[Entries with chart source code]
==============================
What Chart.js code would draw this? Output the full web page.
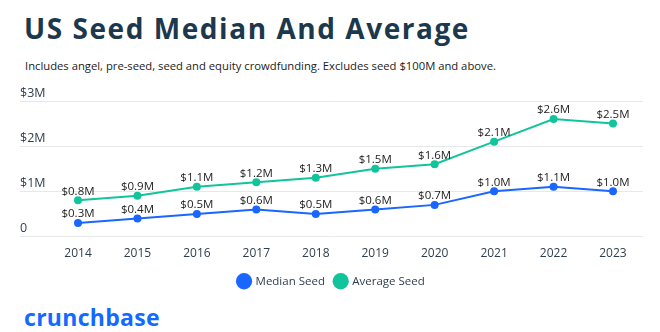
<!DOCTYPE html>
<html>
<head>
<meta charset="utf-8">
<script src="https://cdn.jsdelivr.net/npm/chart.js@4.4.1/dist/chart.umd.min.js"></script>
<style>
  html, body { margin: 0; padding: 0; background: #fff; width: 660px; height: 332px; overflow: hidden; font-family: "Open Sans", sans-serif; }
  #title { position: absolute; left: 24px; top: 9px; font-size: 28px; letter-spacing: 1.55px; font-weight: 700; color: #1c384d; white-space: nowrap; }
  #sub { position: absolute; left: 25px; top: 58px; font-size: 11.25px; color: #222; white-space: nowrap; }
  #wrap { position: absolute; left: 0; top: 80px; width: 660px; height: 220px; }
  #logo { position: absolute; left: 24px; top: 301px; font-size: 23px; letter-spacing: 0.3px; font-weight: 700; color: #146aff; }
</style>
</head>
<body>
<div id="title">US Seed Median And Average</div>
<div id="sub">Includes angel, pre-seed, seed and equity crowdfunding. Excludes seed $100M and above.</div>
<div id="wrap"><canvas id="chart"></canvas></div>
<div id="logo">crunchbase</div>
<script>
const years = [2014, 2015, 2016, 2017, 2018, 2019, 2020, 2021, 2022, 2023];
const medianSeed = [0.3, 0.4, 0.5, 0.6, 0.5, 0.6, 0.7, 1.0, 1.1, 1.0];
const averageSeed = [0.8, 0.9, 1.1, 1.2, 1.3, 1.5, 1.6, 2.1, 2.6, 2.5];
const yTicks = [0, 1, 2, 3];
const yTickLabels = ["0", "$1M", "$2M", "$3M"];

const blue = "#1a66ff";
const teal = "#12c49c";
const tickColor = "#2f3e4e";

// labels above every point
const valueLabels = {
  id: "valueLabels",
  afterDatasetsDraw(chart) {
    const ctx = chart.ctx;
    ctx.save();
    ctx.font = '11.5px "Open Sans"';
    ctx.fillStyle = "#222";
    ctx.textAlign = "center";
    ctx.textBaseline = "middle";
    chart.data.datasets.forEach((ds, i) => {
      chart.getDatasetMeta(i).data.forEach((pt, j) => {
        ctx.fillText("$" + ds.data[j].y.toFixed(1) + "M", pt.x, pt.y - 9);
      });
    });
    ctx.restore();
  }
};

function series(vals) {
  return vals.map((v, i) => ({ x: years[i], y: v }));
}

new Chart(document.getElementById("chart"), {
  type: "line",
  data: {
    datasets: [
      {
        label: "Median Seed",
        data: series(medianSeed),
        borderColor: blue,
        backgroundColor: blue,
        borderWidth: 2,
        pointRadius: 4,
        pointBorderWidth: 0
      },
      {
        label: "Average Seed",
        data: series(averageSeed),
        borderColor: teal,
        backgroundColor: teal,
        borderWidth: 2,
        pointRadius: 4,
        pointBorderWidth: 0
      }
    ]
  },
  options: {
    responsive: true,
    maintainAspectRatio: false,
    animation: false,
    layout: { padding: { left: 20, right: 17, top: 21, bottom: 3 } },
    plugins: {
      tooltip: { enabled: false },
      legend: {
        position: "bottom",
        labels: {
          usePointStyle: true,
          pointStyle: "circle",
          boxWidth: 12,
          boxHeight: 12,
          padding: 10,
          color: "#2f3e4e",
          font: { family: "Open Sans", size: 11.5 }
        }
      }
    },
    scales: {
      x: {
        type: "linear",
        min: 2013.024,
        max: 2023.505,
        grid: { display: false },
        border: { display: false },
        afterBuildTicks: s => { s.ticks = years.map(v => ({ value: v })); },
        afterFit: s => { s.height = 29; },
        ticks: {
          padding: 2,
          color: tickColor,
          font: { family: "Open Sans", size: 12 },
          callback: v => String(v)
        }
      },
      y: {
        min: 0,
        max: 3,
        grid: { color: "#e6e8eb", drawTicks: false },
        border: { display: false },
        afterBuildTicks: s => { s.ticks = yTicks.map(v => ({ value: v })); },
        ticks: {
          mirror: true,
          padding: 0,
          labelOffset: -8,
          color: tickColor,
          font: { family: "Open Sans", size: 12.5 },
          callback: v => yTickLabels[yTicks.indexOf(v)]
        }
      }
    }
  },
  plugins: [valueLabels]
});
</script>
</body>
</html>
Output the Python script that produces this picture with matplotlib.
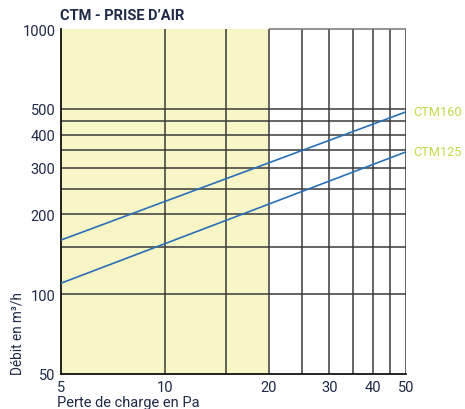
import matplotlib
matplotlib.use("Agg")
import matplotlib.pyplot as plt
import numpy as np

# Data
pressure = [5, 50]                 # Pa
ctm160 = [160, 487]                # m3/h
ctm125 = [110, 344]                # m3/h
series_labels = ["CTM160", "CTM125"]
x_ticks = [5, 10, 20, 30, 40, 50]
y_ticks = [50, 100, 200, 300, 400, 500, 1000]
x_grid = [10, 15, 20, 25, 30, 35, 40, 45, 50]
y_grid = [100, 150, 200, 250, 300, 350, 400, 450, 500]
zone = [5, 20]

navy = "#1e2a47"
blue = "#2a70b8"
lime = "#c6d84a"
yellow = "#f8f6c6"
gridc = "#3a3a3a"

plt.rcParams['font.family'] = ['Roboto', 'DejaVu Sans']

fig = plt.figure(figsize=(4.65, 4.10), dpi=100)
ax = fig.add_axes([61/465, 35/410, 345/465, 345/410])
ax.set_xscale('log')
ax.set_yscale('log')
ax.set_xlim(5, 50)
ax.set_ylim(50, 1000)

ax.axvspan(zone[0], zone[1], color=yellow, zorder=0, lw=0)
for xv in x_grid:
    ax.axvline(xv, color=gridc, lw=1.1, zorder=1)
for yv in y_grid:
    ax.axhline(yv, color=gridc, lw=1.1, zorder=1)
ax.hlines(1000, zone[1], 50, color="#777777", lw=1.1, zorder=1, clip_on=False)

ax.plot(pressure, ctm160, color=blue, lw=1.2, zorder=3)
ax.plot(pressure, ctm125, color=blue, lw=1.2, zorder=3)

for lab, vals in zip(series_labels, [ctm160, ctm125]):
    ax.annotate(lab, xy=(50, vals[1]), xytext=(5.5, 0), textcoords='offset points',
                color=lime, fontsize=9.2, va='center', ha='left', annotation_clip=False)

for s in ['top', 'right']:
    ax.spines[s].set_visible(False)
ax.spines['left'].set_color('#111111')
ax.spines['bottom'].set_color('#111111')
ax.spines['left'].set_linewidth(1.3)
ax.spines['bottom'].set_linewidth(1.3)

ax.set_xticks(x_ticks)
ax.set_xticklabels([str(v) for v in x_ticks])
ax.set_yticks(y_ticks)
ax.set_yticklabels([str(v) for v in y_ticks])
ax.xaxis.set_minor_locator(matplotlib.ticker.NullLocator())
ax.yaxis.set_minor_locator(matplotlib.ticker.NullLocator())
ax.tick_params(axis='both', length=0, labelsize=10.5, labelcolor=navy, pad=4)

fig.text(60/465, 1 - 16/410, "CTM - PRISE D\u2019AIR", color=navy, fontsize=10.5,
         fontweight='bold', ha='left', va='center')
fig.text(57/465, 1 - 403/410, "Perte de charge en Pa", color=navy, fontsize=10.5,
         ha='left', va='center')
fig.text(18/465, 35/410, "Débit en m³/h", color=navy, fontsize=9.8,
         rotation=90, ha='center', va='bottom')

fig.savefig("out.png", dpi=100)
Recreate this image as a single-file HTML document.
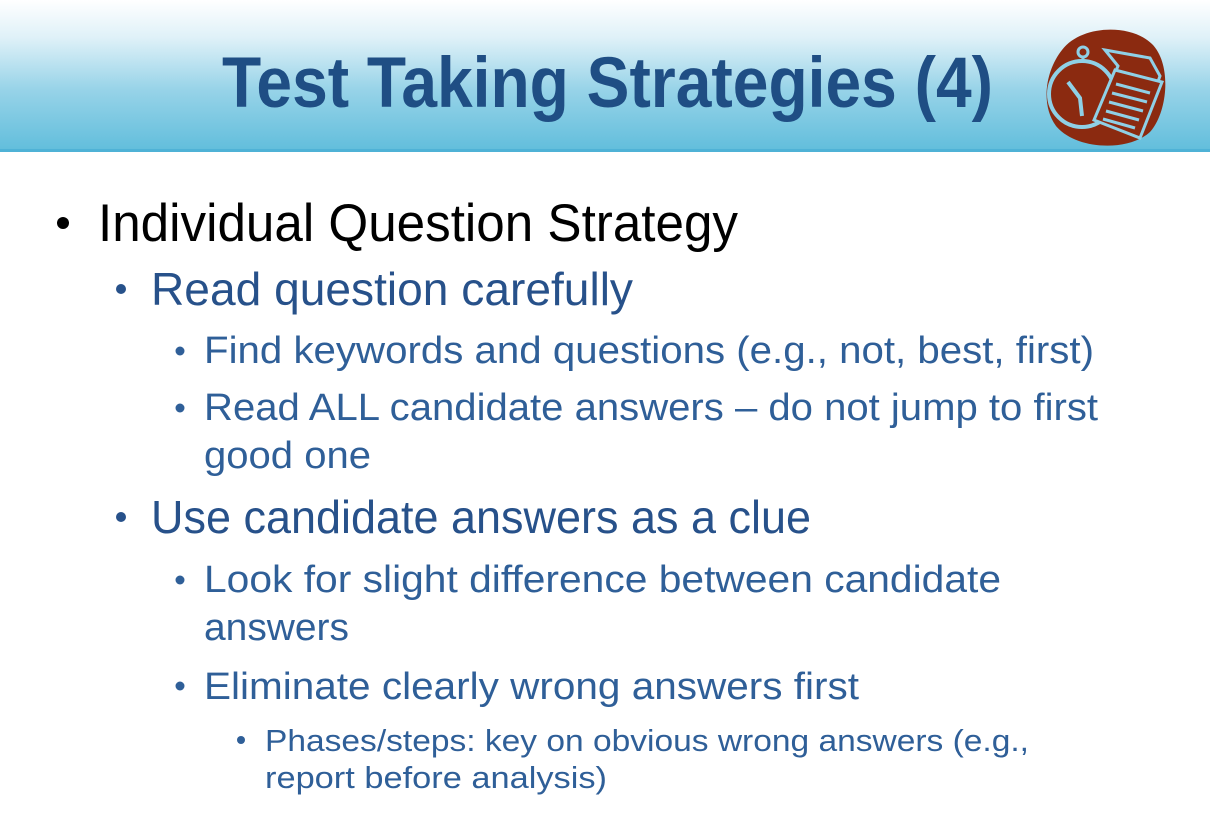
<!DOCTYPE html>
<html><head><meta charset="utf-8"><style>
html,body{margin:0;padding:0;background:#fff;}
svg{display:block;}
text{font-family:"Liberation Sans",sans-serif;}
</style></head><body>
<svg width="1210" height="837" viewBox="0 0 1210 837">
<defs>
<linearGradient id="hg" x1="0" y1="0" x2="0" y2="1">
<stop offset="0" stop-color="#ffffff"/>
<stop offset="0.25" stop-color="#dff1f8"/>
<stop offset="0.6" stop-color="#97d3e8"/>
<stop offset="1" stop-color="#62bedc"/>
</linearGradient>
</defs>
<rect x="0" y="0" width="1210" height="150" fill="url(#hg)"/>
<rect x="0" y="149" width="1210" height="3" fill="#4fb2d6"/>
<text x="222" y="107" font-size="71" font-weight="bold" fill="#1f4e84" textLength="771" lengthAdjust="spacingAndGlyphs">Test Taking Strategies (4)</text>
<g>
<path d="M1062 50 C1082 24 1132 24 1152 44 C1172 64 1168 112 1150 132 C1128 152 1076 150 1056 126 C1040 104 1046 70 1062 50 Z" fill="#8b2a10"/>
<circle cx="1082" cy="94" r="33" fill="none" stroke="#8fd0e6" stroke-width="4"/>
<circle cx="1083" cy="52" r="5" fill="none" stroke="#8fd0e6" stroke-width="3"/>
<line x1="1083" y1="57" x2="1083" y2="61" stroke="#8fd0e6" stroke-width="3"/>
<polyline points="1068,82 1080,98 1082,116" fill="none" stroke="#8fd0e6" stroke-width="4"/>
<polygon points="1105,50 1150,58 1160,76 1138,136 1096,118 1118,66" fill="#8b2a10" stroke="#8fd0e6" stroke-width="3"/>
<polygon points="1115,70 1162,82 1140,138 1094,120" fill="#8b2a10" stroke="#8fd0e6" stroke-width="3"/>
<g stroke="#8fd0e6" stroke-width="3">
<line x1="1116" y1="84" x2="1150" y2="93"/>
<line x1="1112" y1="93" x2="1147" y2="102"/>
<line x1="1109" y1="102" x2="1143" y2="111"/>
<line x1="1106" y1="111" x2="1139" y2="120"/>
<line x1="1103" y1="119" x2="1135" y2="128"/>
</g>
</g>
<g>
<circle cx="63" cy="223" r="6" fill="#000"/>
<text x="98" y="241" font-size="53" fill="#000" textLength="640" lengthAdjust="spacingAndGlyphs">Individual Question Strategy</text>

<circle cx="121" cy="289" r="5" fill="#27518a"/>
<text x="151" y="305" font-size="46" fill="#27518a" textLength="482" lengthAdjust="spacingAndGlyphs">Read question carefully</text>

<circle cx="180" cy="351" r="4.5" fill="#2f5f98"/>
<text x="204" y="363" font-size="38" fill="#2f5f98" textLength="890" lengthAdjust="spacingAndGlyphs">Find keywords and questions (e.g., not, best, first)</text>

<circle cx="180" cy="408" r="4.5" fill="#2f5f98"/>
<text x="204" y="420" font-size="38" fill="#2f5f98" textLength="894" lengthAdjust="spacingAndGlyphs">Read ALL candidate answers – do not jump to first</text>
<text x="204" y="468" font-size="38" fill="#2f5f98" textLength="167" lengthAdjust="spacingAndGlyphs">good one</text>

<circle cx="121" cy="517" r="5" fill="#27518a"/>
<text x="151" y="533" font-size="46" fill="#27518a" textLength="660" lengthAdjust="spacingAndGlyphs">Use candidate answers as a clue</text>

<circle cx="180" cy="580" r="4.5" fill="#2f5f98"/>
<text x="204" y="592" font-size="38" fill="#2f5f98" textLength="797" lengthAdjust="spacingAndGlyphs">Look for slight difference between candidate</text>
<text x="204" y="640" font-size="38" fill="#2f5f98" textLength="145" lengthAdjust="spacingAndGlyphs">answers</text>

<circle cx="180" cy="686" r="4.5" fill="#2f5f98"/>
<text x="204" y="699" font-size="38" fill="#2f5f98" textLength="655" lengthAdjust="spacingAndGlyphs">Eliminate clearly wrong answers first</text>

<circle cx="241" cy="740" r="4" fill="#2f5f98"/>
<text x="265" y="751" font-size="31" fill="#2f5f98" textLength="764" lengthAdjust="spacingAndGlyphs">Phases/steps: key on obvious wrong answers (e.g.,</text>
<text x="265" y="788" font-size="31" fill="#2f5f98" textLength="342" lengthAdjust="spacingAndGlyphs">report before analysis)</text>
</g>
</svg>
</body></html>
==============================
**Set task:** Of the lines above, how many include the word "matplotlib"? Reply with the number only.

**The output:** 6